The early signs of President Trump’s rule are disturbing, such as the proposed appointment of the Goldman Sachs and hedge-fund veteran Steven Mnuchin, for US Treasury Secretary. As Joseph Stiglitz notes,  the expertise he will bring to the job will be in tax avoidance, not constructing a well-designed tax system. Also of concern is the the appointment of Rex Tillerson, the chief executive officer of ExxonMobil, as Secretary of State. But even on climate change the position is not hopeless. The drive toward renewable energy, including its declining prices, is now so strong that greenhouse gas emissions from fossil fuel combustion and industry will continue to decline.

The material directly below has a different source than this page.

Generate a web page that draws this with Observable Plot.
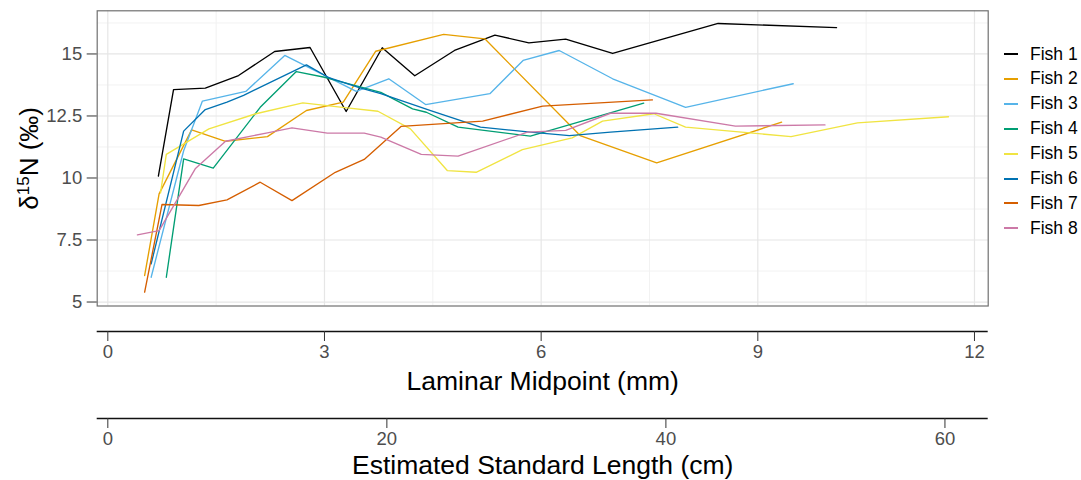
<!DOCTYPE html>
<html><head><meta charset="utf-8">
<script src="https://cdn.jsdelivr.net/npm/d3@7"></script>
<script src="https://cdn.jsdelivr.net/npm/@observablehq/plot@0.6"></script>
<style>
body{margin:0;background:#fff;}
#chart{position:relative;width:1081px;height:480px;font-family:"Liberation Sans",Arial,sans-serif;background:#fff;overflow:hidden}
#chart svg{position:absolute;left:0;overflow:visible;background:transparent}
.leg{position:absolute;left:1000px;height:24px;display:flex;align-items:center;font-size:17.5px;color:#000;white-space:nowrap}
.leg svg{position:static !important;margin-right:10px}
</style></head><body><div id="chart"></div>
<script>
const fishNames = ["Fish 1","Fish 2","Fish 3","Fish 4","Fish 5","Fish 6","Fish 7","Fish 8"];
const fishColors = ["#000000","#E69F00","#56B4E9","#009E73","#F0E442","#0072B2","#D55E00","#CC79A7"];

// [laminar midpoint (mm), d15N (permil)]
const fish1 = [[0.70,10.08],[0.91,13.56],[1.35,13.62],[1.81,14.13],[2.31,15.10],[2.80,15.26],[3.30,12.68],[3.80,15.25],[4.25,14.12],[4.80,15.14],[5.36,15.76],[5.83,15.45],[6.34,15.60],[6.99,15.02],[8.45,16.23],[10.09,16.06]];
const fish2 = [[0.51,6.07],[0.71,9.36],[1.16,11.94],[1.63,11.48],[2.21,11.67],[2.75,12.72],[3.26,13.06],[3.71,15.11],[4.65,15.79],[5.22,15.61],[6.54,11.71],[7.60,10.61],[9.33,12.25]];
const fish3 = [[0.60,6.00],[1.05,11.10],[1.31,13.10],[1.91,13.49],[2.45,14.94],[3.44,13.49],[3.89,14.00],[4.40,12.96],[5.29,13.40],[5.75,14.74],[6.25,15.14],[6.99,14.00],[8.00,12.85],[9.49,13.80]];
const fish4 = [[0.81,6.00],[1.05,10.77],[1.46,10.40],[2.11,12.85],[2.61,14.29],[3.00,14.06],[3.78,13.45],[4.22,12.79],[4.41,12.65],[4.85,12.05],[5.85,11.69],[7.42,13.02]];
const fish5 = [[0.73,9.40],[0.81,10.95],[1.40,11.98],[2.05,12.59],[2.70,13.03],[3.25,12.85],[3.74,12.69],[4.19,11.98],[4.70,10.30],[5.10,10.23],[5.74,11.14],[6.43,11.62],[6.85,12.29],[7.56,12.59],[8.00,12.05],[9.46,11.67],[10.38,12.22],[11.64,12.47]];
const fish6 = [[0.60,6.54],[1.05,11.89],[1.35,12.76],[1.65,13.06],[1.88,13.33],[2.75,14.56],[3.05,14.06],[3.48,13.64],[3.78,13.40],[4.47,12.72],[5.16,12.05],[5.85,11.85],[6.39,11.71],[6.96,11.85],[7.89,12.05]];
const fish7 = [[0.51,5.40],[0.75,8.93],[1.26,8.89],[1.65,9.12],[2.11,9.83],[2.55,9.09],[3.15,10.23],[3.55,10.75],[4.06,12.08],[5.19,12.29],[6.02,12.90],[7.54,13.15]];
const fish8 = [[0.41,7.71],[0.71,7.88],[1.21,10.37],[1.63,11.48],[2.21,11.82],[2.55,12.02],[3.04,11.81],[3.55,11.81],[3.78,11.65],[4.34,10.95],[4.85,10.88],[5.81,11.85],[6.34,11.92],[6.96,12.61],[7.59,12.61],[8.69,12.09],[9.93,12.14]];
const fishSeries = [fish1, fish2, fish3, fish4, fish5, fish6, fish7, fish8];

const yTicks = [5, 7.5, 10, 12.5, 15];
const yMinor = [6.25, 8.75, 11.25, 13.75, 16.25];
const laminarTicks = [0, 3, 6, 9, 12];
const laminarMinor = [1.5, 4.5, 7.5, 10.5];
const lengthTicks = [0, 20, 40, 60];

const data = fishSeries.flatMap((pts, i) => pts.map(([x, y]) => ({fish: fishNames[i], x, y})));

const font = "'Liberation Sans', Arial, sans-serif";
const xDomain = [-0.147, 12.19];
const lenDomain = [-0.761, 63.1];
const W = 1081, mL = 96.7, mR = 93.3;

const main = Plot.plot({
  width: W, height: 310,
  marginLeft: mL, marginRight: mR, marginTop: 10.3, marginBottom: 4.5,
  style: {fontFamily: font, background: "transparent"},
  x: {domain: xDomain, axis: null},
  y: {domain: [4.84, 16.74]},
  color: {domain: fishNames, range: fishColors},
  marks: [
    Plot.gridX(laminarMinor, {stroke: "#f2f2f2", strokeOpacity: 1, strokeWidth: 1}),
    Plot.gridY(yMinor, {stroke: "#f2f2f2", strokeOpacity: 1, strokeWidth: 1}),
    Plot.gridX(laminarTicks, {stroke: "#e6e6e6", strokeOpacity: 1, strokeWidth: 1.2}),
    Plot.gridY(yTicks, {stroke: "#e6e6e6", strokeOpacity: 1, strokeWidth: 1.2}),
    Plot.line(data, {x: "x", y: "y", z: "fish", stroke: "fish", strokeWidth: 1.35}),
    Plot.frame({stroke: "#707070", strokeWidth: 1.2}),
    Plot.axisY(yTicks, {tickSize: 10, tickPadding: 5, stroke: "#333", fill: "#4d4d4d", fontSize: 18.5, label: null, tickFormat: d => String(d)}),
    Plot.axisY({ticks: [], label: "δ15N (‰)", labelAnchor: "center", labelOffset: 78, labelArrow: "none", fontSize: 26, fill: "#000"})
  ]
});
main.style.top = "0px";

// superscript the isotope mass number in the y-axis title
main.querySelectorAll("text").forEach(t => {
  if (t.textContent === "δ15N (‰)") {
    t.textContent = "";
    const ns = "http://www.w3.org/2000/svg";
    const a = document.createElementNS(ns, "tspan"); a.textContent = "δ";
    const b = document.createElementNS(ns, "tspan"); b.textContent = "15";
    b.setAttribute("baseline-shift", "super"); b.setAttribute("font-size", "17");
    const c = document.createElementNS(ns, "tspan"); c.textContent = "N (‰)";
    t.append(a, b, c);
  }
});

function bottomAxis(domain, ticks, label, top, labelOffset) {
  const svg = Plot.plot({
    width: W, height: 75,
    marginLeft: mL, marginRight: mR, marginTop: 10, marginBottom: 64,
    style: {fontFamily: font, background: "transparent"},
    x: {domain, axis: null},
    y: {domain: [0, 1], axis: null},
    marks: [
      Plot.ruleY([0], {stroke: "#111", strokeWidth: 1.5}),
      Plot.axisX(ticks, {anchor: "bottom", tickSize: 10, tickPadding: 3, stroke: "#333", fill: "#4d4d4d", fontSize: 18.5, label: null, tickFormat: d => String(d)}),
      Plot.axisX({anchor: "bottom", ticks: [], label, labelAnchor: "center", labelOffset, labelArrow: "none", fontSize: 26.5, fill: "#000"})
    ]
  });
  svg.style.top = top + "px";
  return svg;
}

const chart = document.getElementById("chart");
chart.appendChild(main);
chart.appendChild(bottomAxis(xDomain, laminarTicks, "Laminar Midpoint (mm)", 320, 58));
chart.appendChild(bottomAxis(lenDomain, lengthTicks, "Estimated Standard Length (cm)", 407, 55.5));

fishNames.forEach((name, i) => {
  const row = document.createElement("div");
  row.className = "leg";
  row.style.top = (54 + 24.9 * i - 12) + "px";
  row.innerHTML = `<svg width="20" height="24"><line x1="4" x2="18" y1="12" y2="12" stroke="${fishColors[i]}" stroke-width="2"/></svg><span>${name}</span>`;
  chart.appendChild(row);
});
</script></body></html>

Note, however, that even if this occurs, greenhouse gas concentrations will continue to rise, and the rate of increase could even steepen due to reinforcing feedbacks, such as from melting tundra.

Irrespective of the effectiveness of politicians and the big, often neoliberal-minded development foundations (such as the Gates Foundation, the Clinton Foundation*, and even the Wellcome Trust, which continues to invest in fossil fuels) groups such as BODHI and Aryaloka Computer Education   (cover story for newsletter) are needed to reduce inequality and give hope at the ground level. 

* According to the prolific author Professor Michael Hudson, the Saudi Arabian government has been a major funder of the Clinton Foundation, a view supported by a fact checking website.